Coast Guard Heroes: Robert G. Ward

The Coast Guard Compass was proud to unveil the first 25 heroes the service’s new fast response cutters would be named for and we are even prouder to share the next 10 names with you in a continuation of our Coast Guard Heroes series. Over the next two weeks we’ll be sharing profiles of the namesakes of the Coast Guard’s fast response cutters, from legends of the U.S. Life Saving Service to courageous men who served during the Vietnam War. Today, we share with you the story of Robert G. Ward.

Written by Christopher Havern

A landing craft from USS Joseph T. Dickman loads equipment for landing on Utah Beach at Normandy on June 6, 1944. U.S. Coast Guard photo.

A landing craft from USS Joseph T. Dickman loads equipment for landing on Utah Beach at Normandy on June 6, 1944. U.S. Coast Guard photo.

Robert Grattan Ward was born in Bridgeport, Connecticut, on Sept. 24, 1916. Prior to enlisting in the U.S. Coast Guard, he served in the Connecticut National Guard for three years.

Upon his enlistment, he completed basic training at the Manhattan Beach Training Station and was subsequently assigned to duty with the Captain of the Port, Baltimore. While in Baltimore, he served as a crewman on CGC-913-F.

On March 13, 1943, he was assigned to the transport USS Joseph T. Dickman. While a crewman on Dickman, Ward was promoted to Seaman 1st Class effective July 27, 1943. Just under a year later, on June 6, 1944, USS Joseph T. Dickman was one of the transports involved in Operation Neptune, the amphibious component of Operation Overlord, the invasion of Normandy.

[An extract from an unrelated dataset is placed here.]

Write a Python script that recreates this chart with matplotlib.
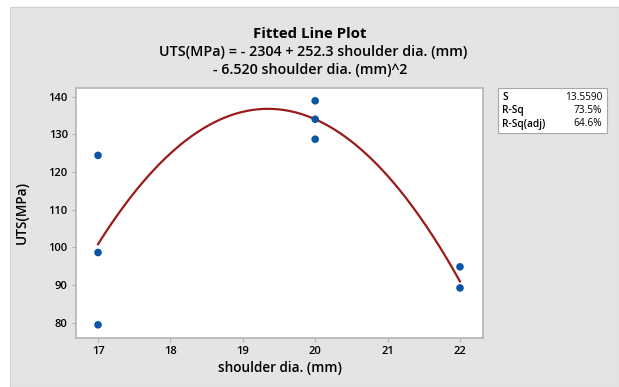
import matplotlib
matplotlib.use("Agg")
import matplotlib.pyplot as plt
import numpy as np
from matplotlib.patches import Rectangle

# Data
shoulder_dia = [17, 17, 17, 20, 20, 20, 22, 22]
uts = [124.4, 98.6, 79.4, 138.9, 134.0, 128.7, 94.8, 89.2]
# Fitted quadratic coefficients (from title equation): c2, c1, c0
fit_coef = [-6.520, 252.3, -2304]
x_ticks = [17, 18, 19, 20, 21, 22]
y_ticks = [80, 90, 100, 110, 120, 130, 140]
stat_names = ["S", "R-Sq", "R-Sq(adj)"]
stat_values = ["13.5590", "73.5%", "64.6%"]

plt.rcParams['font.family'] = ['Open Sans', 'DejaVu Sans']

W, H = 619, 387
fig = plt.figure(figsize=(W / 100, H / 100), dpi=100, facecolor='white')
bg = '#e4e4e4'
fig.patches.append(Rectangle((10 / W, 0), 1 - 10 / W, 1 - 7 / H, transform=fig.transFigure,
                             facecolor=bg, edgecolor='#d0d0d0', lw=0.8, zorder=-10))

ax_l, ax_r, ax_t, ax_b = 76, 483, 88, 338
ax = fig.add_axes([ax_l / W, 1 - ax_b / H, (ax_r - ax_l) / W, (ax_b - ax_t) / H])
ax.set_zorder(1)
ax.set_facecolor('white')

xs = np.linspace(min(shoulder_dia), max(shoulder_dia), 200)
ax.plot(xs, np.polyval(fit_coef, xs), color='#9b1b1b', lw=1.6, zorder=2)
ax.scatter(shoulder_dia, uts, s=30, color='#0a55a5', zorder=3, edgecolors='none')

ax.set_xlim(16.696, 22.318)
ax.set_ylim(75.9, 142.3)
ax.set_xticks(x_ticks)
ax.set_yticks(y_ticks)
ax.tick_params(axis='both', labelsize=8, color='#b0b0b0', length=3, width=0.8, pad=3)
for lab in ax.get_xticklabels() + ax.get_yticklabels():
    lab.set_fontweight('semibold')
for sp in ax.spines.values():
    sp.set_color('#b4b4b4')
    sp.set_linewidth(1.2)

fig.text(310 / W, 1 - 34 / H, "Fitted Line Plot", ha='center', va='center', fontsize=10.8, fontweight='bold')
fig.text(313 / W, 1 - 52 / H, "UTS(MPa) = - 2304 + 252.3 shoulder dia. (mm)", ha='center', va='center',
         fontsize=10.3, fontweight='semibold')
fig.text(310 / W, 1 - 70 / H, "- 6.520 shoulder dia. (mm)^2", ha='center', va='center',
         fontsize=10.3, fontweight='semibold')
fig.text(280 / W, 1 - 368 / H, "shoulder dia. (mm)", ha='center', va='center', fontsize=9.8, fontweight='semibold')
fig.text(22 / W, 1 - 213 / H, "UTS(MPa)", ha='center', va='center', rotation=90, fontsize=9.8, fontweight='semibold')

# stats box
bx0, bx1, by0, by1 = 498, 607, 88, 133
fig.patches.append(Rectangle((bx0 / W, 1 - by1 / H), (bx1 - bx0) / W, (by1 - by0) / H, transform=fig.transFigure,
                             facecolor='white', edgecolor='#a8a8a8', lw=0.8, zorder=1))
for i, (n, v) in enumerate(zip(stat_names, stat_values)):
    yy = 1 - (97 + i * 13.5) / H
    fig.text(502 / W, yy, n, ha='left', va='center', fontsize=7.3, fontweight='semibold', zorder=2)
    fig.text(602 / W, yy, v, ha='right', va='center', fontsize=7.3, zorder=2)

fig.savefig('out.png', dpi=100, facecolor='white')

The service record photo of Robert Grattan Ward. U.S. Coast Guard photo.

The service record photo of Robert Grattan Ward. U.S. Coast Guard photo.

Ward served as coxswain of a landing craft in the first wave, in the landing operations against the enemy on Cotentin Peninsula. Ward successfully landed his troop personnel despite heavy enemy opposition. Upon retracting from the beach, he observed the stranded crews from two other landing craft whose boats had been destroyed by enemy mortar fire. Ward returned to the beach, took off both crews despite continued shelling, and returned safely with them to his ship.

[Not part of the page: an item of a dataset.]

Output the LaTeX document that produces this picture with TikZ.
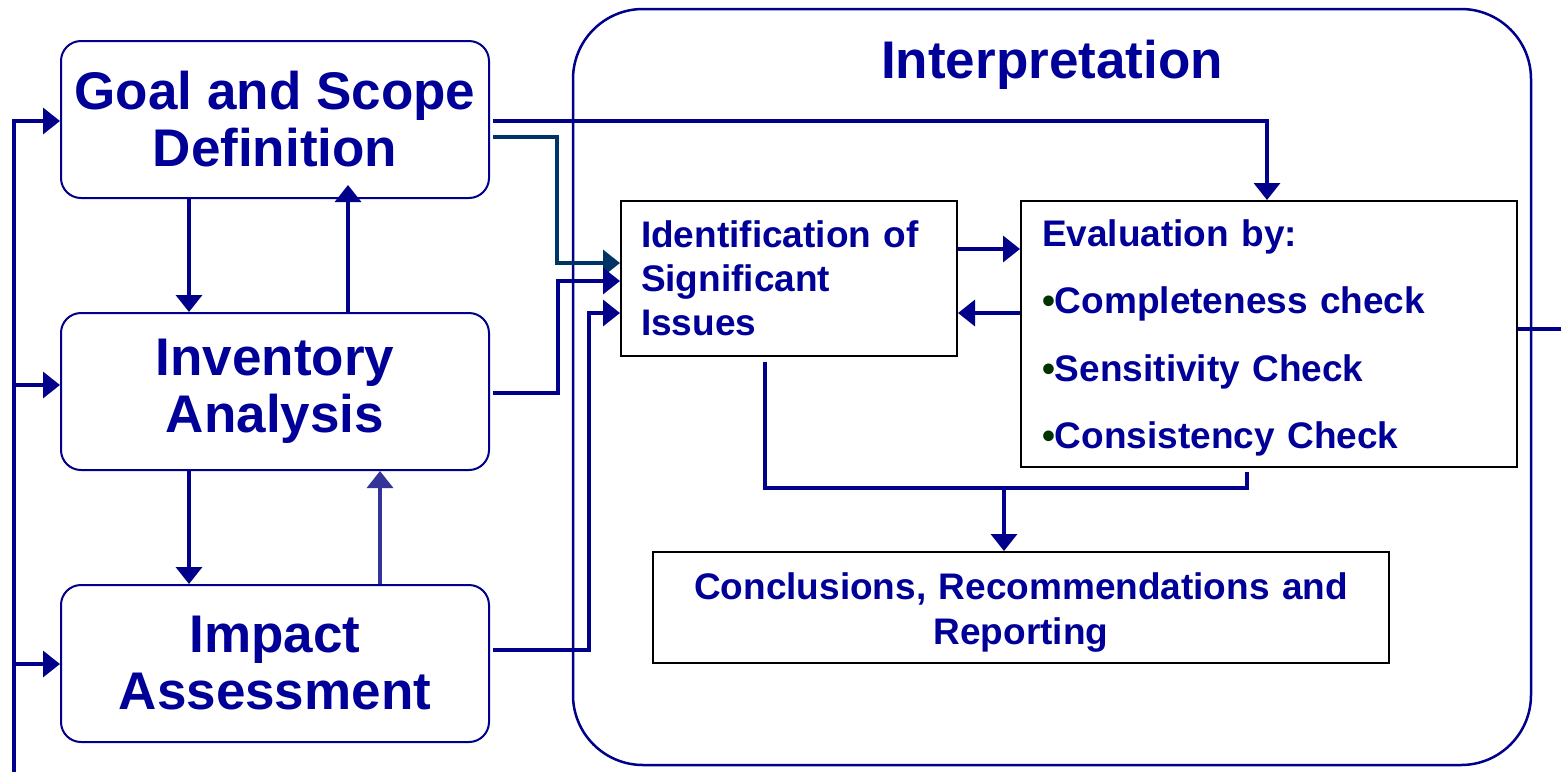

For his conspicuous gallantry in action against the enemy, Ward was awarded the Silver Star.

Subsequent to the landing operations in Normandy, Ward was rated a Coxswain on July 11, 1944, and was later selected for the Officer Training School located at the U.S. Coast Guard Academy in New London, Connecticut.

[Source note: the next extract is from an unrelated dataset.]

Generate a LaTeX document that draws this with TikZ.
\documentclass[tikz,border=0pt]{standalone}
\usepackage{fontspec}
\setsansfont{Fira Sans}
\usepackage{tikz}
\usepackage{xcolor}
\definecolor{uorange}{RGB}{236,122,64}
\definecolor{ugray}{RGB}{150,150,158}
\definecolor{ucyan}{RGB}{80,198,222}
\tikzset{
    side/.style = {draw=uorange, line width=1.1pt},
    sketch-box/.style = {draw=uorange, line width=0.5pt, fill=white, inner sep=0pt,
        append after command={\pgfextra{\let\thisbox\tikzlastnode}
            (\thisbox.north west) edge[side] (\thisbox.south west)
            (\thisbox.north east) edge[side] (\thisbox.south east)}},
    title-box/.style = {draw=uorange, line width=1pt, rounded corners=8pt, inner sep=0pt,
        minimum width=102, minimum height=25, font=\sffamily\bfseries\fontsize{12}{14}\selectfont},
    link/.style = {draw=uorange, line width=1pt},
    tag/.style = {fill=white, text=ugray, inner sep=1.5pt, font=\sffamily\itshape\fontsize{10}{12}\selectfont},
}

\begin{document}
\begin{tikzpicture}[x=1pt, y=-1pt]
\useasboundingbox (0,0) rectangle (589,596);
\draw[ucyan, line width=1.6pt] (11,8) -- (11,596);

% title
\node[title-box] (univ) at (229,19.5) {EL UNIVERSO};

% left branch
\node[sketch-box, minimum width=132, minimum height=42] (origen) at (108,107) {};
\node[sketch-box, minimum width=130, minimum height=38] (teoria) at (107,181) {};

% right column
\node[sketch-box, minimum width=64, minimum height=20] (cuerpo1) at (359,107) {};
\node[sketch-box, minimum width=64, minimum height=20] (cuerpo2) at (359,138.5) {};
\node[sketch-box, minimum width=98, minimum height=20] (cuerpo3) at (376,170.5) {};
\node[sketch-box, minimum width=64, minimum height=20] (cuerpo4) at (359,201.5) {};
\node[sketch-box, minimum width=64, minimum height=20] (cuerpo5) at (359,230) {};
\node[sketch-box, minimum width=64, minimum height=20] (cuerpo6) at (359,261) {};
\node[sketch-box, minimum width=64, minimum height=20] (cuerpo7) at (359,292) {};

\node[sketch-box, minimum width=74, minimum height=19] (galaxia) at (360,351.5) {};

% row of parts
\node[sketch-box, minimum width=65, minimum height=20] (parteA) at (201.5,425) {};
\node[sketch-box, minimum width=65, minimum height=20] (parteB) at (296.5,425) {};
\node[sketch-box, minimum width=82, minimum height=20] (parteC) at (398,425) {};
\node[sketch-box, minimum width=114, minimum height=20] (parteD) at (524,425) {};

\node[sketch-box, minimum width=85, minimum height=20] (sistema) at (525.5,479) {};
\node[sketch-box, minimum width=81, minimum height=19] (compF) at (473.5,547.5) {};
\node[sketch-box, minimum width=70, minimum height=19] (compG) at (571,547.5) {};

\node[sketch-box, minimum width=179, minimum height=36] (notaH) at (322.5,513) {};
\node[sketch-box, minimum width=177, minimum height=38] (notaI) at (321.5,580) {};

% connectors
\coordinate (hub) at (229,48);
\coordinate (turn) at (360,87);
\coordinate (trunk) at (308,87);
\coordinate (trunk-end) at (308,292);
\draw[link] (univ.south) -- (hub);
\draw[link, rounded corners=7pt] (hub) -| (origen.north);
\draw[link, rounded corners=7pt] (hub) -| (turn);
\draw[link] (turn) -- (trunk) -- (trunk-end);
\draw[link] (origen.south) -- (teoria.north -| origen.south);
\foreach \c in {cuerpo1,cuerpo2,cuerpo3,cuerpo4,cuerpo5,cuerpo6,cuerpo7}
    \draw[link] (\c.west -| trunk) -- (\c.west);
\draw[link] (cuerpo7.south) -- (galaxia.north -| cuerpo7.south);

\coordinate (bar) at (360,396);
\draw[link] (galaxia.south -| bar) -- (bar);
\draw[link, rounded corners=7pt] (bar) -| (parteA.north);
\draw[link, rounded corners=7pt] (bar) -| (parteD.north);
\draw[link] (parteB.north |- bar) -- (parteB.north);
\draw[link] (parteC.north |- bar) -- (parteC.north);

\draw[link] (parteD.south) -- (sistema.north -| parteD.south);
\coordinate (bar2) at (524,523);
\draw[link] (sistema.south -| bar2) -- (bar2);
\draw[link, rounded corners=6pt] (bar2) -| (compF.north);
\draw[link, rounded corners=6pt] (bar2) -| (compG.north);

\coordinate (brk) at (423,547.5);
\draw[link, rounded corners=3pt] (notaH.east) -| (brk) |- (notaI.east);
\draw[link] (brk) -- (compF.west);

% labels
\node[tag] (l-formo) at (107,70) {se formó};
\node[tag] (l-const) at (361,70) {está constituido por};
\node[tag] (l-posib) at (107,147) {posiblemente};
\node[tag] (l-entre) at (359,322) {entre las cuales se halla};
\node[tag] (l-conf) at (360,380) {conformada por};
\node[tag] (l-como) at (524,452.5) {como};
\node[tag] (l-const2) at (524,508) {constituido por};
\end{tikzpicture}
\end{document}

He received his commission on June 13, 1945, and was later assigned to LV-113 Swiftsure where he served as a deck and communications officer. After his time on the lightship he served consecutively on USS Cavalier and USS Kanawha before he was assigned to the Alameda Training Station where he awaited his discharge from the Coast Guard.

Ward was honorably discharged on May 5, 1946. In addition to his Silver Star, Ward received the Good Conduct Medal and was entitled to the American Area Medal and European Area Medal.

Robert Grattan Ward passed away in Florida on Nov. 4, 1987.